# YOUR INSTRUCTIONS
Repeat the full listing, word for word.

--- begin COLLECTED MATERIAL ---

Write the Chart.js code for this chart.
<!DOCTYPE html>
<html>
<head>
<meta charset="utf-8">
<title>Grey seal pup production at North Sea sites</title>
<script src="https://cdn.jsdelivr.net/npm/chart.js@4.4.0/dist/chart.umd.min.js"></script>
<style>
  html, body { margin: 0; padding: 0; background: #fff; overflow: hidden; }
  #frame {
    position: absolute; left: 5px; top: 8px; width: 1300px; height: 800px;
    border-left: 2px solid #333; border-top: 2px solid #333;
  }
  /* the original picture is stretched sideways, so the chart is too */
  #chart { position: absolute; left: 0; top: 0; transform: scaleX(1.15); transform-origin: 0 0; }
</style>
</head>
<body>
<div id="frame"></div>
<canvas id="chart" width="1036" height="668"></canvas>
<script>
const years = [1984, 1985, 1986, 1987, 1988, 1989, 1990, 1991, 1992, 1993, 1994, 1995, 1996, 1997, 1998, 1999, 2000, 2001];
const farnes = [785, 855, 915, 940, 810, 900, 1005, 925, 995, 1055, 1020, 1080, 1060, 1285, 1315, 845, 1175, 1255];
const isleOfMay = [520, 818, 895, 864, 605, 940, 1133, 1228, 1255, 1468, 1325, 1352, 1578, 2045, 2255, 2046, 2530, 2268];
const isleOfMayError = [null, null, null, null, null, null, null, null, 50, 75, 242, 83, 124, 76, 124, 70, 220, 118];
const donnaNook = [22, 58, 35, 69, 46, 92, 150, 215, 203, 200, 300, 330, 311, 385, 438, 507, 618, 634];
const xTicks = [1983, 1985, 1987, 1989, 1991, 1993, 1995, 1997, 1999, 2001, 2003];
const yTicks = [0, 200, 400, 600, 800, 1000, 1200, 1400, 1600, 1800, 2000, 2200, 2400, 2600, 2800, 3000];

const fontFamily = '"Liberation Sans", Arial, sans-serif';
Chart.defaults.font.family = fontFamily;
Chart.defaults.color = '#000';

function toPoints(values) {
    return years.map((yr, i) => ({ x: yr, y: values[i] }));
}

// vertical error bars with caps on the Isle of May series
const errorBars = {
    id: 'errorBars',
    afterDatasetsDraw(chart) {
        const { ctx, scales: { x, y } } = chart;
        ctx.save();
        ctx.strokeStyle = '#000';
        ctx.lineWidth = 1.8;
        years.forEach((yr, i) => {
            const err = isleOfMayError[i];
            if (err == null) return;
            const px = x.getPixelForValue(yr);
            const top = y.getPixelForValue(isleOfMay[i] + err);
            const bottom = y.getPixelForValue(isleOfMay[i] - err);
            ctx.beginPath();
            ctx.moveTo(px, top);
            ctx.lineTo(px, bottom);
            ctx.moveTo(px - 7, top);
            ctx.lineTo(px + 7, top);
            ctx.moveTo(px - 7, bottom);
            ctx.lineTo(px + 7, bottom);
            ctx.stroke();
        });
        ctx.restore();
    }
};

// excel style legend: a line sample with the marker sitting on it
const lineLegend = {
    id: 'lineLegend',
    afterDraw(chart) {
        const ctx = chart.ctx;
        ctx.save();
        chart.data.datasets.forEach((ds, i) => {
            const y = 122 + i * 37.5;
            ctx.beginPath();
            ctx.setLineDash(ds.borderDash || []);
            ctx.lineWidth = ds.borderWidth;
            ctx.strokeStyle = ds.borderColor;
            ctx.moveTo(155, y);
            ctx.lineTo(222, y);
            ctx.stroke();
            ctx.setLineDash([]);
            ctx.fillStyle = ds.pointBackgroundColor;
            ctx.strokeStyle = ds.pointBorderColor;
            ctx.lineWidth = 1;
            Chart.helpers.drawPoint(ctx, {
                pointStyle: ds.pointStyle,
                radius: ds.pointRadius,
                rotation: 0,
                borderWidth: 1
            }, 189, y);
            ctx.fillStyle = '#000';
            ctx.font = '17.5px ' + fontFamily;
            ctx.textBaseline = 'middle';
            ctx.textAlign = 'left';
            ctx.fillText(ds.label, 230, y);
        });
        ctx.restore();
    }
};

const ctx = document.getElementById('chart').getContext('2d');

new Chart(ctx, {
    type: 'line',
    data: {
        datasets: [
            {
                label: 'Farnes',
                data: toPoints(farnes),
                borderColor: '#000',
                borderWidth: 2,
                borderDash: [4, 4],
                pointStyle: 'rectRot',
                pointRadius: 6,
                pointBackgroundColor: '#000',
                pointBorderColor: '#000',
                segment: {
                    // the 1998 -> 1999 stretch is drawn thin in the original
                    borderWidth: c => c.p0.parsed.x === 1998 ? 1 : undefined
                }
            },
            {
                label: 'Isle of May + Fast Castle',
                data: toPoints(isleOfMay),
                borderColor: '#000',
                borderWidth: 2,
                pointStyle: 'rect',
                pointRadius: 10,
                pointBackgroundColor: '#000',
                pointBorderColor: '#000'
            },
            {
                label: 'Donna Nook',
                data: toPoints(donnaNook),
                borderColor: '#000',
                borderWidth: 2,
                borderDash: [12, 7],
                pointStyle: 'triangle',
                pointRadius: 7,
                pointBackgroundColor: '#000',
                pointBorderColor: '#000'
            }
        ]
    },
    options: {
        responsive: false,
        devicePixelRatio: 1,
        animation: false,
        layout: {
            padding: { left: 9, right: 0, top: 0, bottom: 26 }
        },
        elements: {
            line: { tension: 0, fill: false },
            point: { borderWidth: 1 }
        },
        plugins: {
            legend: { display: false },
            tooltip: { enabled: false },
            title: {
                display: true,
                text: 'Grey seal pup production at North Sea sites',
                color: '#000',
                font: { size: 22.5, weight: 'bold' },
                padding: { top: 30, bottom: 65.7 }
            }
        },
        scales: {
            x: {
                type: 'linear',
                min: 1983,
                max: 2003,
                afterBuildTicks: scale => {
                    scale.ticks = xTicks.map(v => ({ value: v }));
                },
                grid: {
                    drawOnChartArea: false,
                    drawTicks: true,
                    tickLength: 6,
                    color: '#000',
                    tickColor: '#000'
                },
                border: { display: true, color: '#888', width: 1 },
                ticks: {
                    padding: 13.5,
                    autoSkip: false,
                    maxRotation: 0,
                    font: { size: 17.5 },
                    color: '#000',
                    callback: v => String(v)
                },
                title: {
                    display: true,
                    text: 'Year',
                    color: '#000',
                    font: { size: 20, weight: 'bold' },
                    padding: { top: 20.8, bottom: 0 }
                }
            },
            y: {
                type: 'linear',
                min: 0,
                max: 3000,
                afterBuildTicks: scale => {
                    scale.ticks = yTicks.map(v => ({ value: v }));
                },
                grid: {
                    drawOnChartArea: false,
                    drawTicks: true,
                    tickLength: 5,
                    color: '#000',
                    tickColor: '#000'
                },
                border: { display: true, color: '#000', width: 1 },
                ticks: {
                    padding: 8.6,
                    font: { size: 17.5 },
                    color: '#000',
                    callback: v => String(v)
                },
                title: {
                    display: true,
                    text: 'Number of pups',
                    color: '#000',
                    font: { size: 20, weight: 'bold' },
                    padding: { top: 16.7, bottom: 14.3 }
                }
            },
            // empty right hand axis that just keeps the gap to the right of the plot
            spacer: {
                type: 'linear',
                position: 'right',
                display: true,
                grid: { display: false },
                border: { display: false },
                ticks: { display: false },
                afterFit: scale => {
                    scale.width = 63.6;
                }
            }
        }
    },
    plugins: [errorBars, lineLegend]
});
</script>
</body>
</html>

--- end COLLECTED MATERIAL ---

# FINISHED ANSWER
Write the Chart.js code for this chart.
<!DOCTYPE html>
<html>
<head>
<meta charset="utf-8">
<title>Grey seal pup production at North Sea sites</title>
<script src="https://cdn.jsdelivr.net/npm/chart.js@4.4.0/dist/chart.umd.min.js"></script>
<style>
  html, body { margin: 0; padding: 0; background: #fff; overflow: hidden; }
  #frame {
    position: absolute; left: 5px; top: 8px; width: 1300px; height: 800px;
    border-left: 2px solid #333; border-top: 2px solid #333;
  }
  /* the original picture is stretched sideways, so the chart is too */
  #chart { position: absolute; left: 0; top: 0; transform: scaleX(1.15); transform-origin: 0 0; }
</style>
</head>
<body>
<div id="frame"></div>
<canvas id="chart" width="1036" height="668"></canvas>
<script>
const years = [1984, 1985, 1986, 1987, 1988, 1989, 1990, 1991, 1992, 1993, 1994, 1995, 1996, 1997, 1998, 1999, 2000, 2001];
const farnes = [785, 855, 915, 940, 810, 900, 1005, 925, 995, 1055, 1020, 1080, 1060, 1285, 1315, 845, 1175, 1255];
const isleOfMay = [520, 818, 895, 864, 605, 940, 1133, 1228, 1255, 1468, 1325, 1352, 1578, 2045, 2255, 2046, 2530, 2268];
const isleOfMayError = [null, null, null, null, null, null, null, null, 50, 75, 242, 83, 124, 76, 124, 70, 220, 118];
const donnaNook = [22, 58, 35, 69, 46, 92, 150, 215, 203, 200, 300, 330, 311, 385, 438, 507, 618, 634];
const xTicks = [1983, 1985, 1987, 1989, 1991, 1993, 1995, 1997, 1999, 2001, 2003];
const yTicks = [0, 200, 400, 600, 800, 1000, 1200, 1400, 1600, 1800, 2000, 2200, 2400, 2600, 2800, 3000];

const fontFamily = '"Liberation Sans", Arial, sans-serif';
Chart.defaults.font.family = fontFamily;
Chart.defaults.color = '#000';

function toPoints(values) {
    return years.map((yr, i) => ({ x: yr, y: values[i] }));
}

// vertical error bars with caps on the Isle of May series
const errorBars = {
    id: 'errorBars',
    afterDatasetsDraw(chart) {
        const { ctx, scales: { x, y } } = chart;
        ctx.save();
        ctx.strokeStyle = '#000';
        ctx.lineWidth = 1.8;
        years.forEach((yr, i) => {
            const err = isleOfMayError[i];
            if (err == null) return;
            const px = x.getPixelForValue(yr);
            const top = y.getPixelForValue(isleOfMay[i] + err);
            const bottom = y.getPixelForValue(isleOfMay[i] - err);
            ctx.beginPath();
            ctx.moveTo(px, top);
            ctx.lineTo(px, bottom);
            ctx.moveTo(px - 7, top);
            ctx.lineTo(px + 7, top);
            ctx.moveTo(px - 7, bottom);
            ctx.lineTo(px + 7, bottom);
            ctx.stroke();
        });
        ctx.restore();
    }
};

// excel style legend: a line sample with the marker sitting on it
const lineLegend = {
    id: 'lineLegend',
    afterDraw(chart) {
        const ctx = chart.ctx;
        ctx.save();
        chart.data.datasets.forEach((ds, i) => {
            const y = 122 + i * 37.5;
            ctx.beginPath();
            ctx.setLineDash(ds.borderDash || []);
            ctx.lineWidth = ds.borderWidth;
            ctx.strokeStyle = ds.borderColor;
            ctx.moveTo(155, y);
            ctx.lineTo(222, y);
            ctx.stroke();
            ctx.setLineDash([]);
            ctx.fillStyle = ds.pointBackgroundColor;
            ctx.strokeStyle = ds.pointBorderColor;
            ctx.lineWidth = 1;
            Chart.helpers.drawPoint(ctx, {
                pointStyle: ds.pointStyle,
                radius: ds.pointRadius,
                rotation: 0,
                borderWidth: 1
            }, 189, y);
            ctx.fillStyle = '#000';
            ctx.font = '17.5px ' + fontFamily;
            ctx.textBaseline = 'middle';
            ctx.textAlign = 'left';
            ctx.fillText(ds.label, 230, y);
        });
        ctx.restore();
    }
};

const ctx = document.getElementById('chart').getContext('2d');

new Chart(ctx, {
    type: 'line',
    data: {
        datasets: [
            {
                label: 'Farnes',
                data: toPoints(farnes),
                borderColor: '#000',
                borderWidth: 2,
                borderDash: [4, 4],
                pointStyle: 'rectRot',
                pointRadius: 6,
                pointBackgroundColor: '#000',
                pointBorderColor: '#000',
                segment: {
                    // the 1998 -> 1999 stretch is drawn thin in the original
                    borderWidth: c => c.p0.parsed.x === 1998 ? 1 : undefined
                }
            },
            {
                label: 'Isle of May + Fast Castle',
                data: toPoints(isleOfMay),
                borderColor: '#000',
                borderWidth: 2,
                pointStyle: 'rect',
                pointRadius: 10,
                pointBackgroundColor: '#000',
                pointBorderColor: '#000'
            },
            {
                label: 'Donna Nook',
                data: toPoints(donnaNook),
                borderColor: '#000',
                borderWidth: 2,
                borderDash: [12, 7],
                pointStyle: 'triangle',
                pointRadius: 7,
                pointBackgroundColor: '#000',
                pointBorderColor: '#000'
            }
        ]
    },
    options: {
        responsive: false,
        devicePixelRatio: 1,
        animation: false,
        layout: {
            padding: { left: 9, right: 0, top: 0, bottom: 26 }
        },
        elements: {
            line: { tension: 0, fill: false },
            point: { borderWidth: 1 }
        },
        plugins: {
            legend: { display: false },
            tooltip: { enabled: false },
            title: {
                display: true,
                text: 'Grey seal pup production at North Sea sites',
                color: '#000',
                font: { size: 22.5, weight: 'bold' },
                padding: { top: 30, bottom: 65.7 }
            }
        },
        scales: {
            x: {
                type: 'linear',
                min: 1983,
                max: 2003,
                afterBuildTicks: scale => {
                    scale.ticks = xTicks.map(v => ({ value: v }));
                },
                grid: {
                    drawOnChartArea: false,
                    drawTicks: true,
                    tickLength: 6,
                    color: '#000',
                    tickColor: '#000'
                },
                border: { display: true, color: '#888', width: 1 },
                ticks: {
                    padding: 13.5,
                    autoSkip: false,
                    maxRotation: 0,
                    font: { size: 17.5 },
                    color: '#000',
                    callback: v => String(v)
                },
                title: {
                    display: true,
                    text: 'Year',
                    color: '#000',
                    font: { size: 20, weight: 'bold' },
                    padding: { top: 20.8, bottom: 0 }
                }
            },
            y: {
                type: 'linear',
                min: 0,
                max: 3000,
                afterBuildTicks: scale => {
                    scale.ticks = yTicks.map(v => ({ value: v }));
                },
                grid: {
                    drawOnChartArea: false,
                    drawTicks: true,
                    tickLength: 5,
                    color: '#000',
                    tickColor: '#000'
                },
                border: { display: true, color: '#000', width: 1 },
                ticks: {
                    padding: 8.6,
                    font: { size: 17.5 },
                    color: '#000',
                    callback: v => String(v)
                },
                title: {
                    display: true,
                    text: 'Number of pups',
                    color: '#000',
                    font: { size: 20, weight: 'bold' },
                    padding: { top: 16.7, bottom: 14.3 }
                }
            },
            // empty right hand axis that just keeps the gap to the right of the plot
            spacer: {
                type: 'linear',
                position: 'right',
                display: true,
                grid: { display: false },
                border: { display: false },
                ticks: { display: false },
                afterFit: scale => {
                    scale.width = 63.6;
                }
            }
        }
    },
    plugins: [errorBars, lineLegend]
});
</script>
</body>
</html>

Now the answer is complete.